* TASK DIRECTIONS
Omit all images. Transcribe the rest of the material below exactly.

* COLLECTED MATERIAL

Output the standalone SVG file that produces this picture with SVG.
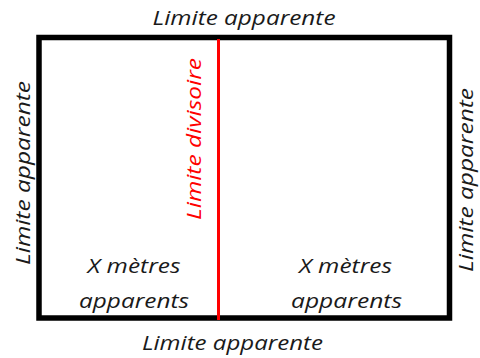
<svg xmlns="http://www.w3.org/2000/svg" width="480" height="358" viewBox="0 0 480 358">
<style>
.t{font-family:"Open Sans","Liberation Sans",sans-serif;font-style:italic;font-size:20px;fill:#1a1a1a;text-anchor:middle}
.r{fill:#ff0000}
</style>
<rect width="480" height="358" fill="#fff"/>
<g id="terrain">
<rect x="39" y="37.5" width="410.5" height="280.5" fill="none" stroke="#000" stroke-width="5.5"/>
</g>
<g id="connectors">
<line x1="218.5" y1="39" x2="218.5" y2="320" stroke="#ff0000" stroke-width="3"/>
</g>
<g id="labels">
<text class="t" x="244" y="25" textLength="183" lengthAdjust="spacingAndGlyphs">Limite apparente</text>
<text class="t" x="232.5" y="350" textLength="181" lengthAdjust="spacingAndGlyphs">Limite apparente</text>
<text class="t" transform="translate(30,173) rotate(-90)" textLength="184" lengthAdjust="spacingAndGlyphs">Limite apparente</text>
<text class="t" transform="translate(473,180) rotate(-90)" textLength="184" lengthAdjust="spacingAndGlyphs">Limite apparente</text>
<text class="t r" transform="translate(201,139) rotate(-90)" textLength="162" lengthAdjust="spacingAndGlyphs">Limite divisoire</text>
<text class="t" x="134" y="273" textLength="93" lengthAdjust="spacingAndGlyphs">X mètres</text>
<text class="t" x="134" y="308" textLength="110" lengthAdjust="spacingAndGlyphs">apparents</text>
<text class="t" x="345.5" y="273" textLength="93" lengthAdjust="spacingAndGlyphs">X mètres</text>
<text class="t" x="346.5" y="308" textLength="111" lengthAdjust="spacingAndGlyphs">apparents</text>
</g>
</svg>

* TASK RESULT
Output the standalone SVG file that produces this picture with SVG.
<svg xmlns="http://www.w3.org/2000/svg" width="480" height="358" viewBox="0 0 480 358">
<style>
.t{font-family:"Open Sans","Liberation Sans",sans-serif;font-style:italic;font-size:20px;fill:#1a1a1a;text-anchor:middle}
.r{fill:#ff0000}
</style>
<rect width="480" height="358" fill="#fff"/>
<g id="terrain">
<rect x="39" y="37.5" width="410.5" height="280.5" fill="none" stroke="#000" stroke-width="5.5"/>
</g>
<g id="connectors">
<line x1="218.5" y1="39" x2="218.5" y2="320" stroke="#ff0000" stroke-width="3"/>
</g>
<g id="labels">
<text class="t" x="244" y="25" textLength="183" lengthAdjust="spacingAndGlyphs">Limite apparente</text>
<text class="t" x="232.5" y="350" textLength="181" lengthAdjust="spacingAndGlyphs">Limite apparente</text>
<text class="t" transform="translate(30,173) rotate(-90)" textLength="184" lengthAdjust="spacingAndGlyphs">Limite apparente</text>
<text class="t" transform="translate(473,180) rotate(-90)" textLength="184" lengthAdjust="spacingAndGlyphs">Limite apparente</text>
<text class="t r" transform="translate(201,139) rotate(-90)" textLength="162" lengthAdjust="spacingAndGlyphs">Limite divisoire</text>
<text class="t" x="134" y="273" textLength="93" lengthAdjust="spacingAndGlyphs">X mètres</text>
<text class="t" x="134" y="308" textLength="110" lengthAdjust="spacingAndGlyphs">apparents</text>
<text class="t" x="345.5" y="273" textLength="93" lengthAdjust="spacingAndGlyphs">X mètres</text>
<text class="t" x="346.5" y="308" textLength="111" lengthAdjust="spacingAndGlyphs">apparents</text>
</g>
</svg>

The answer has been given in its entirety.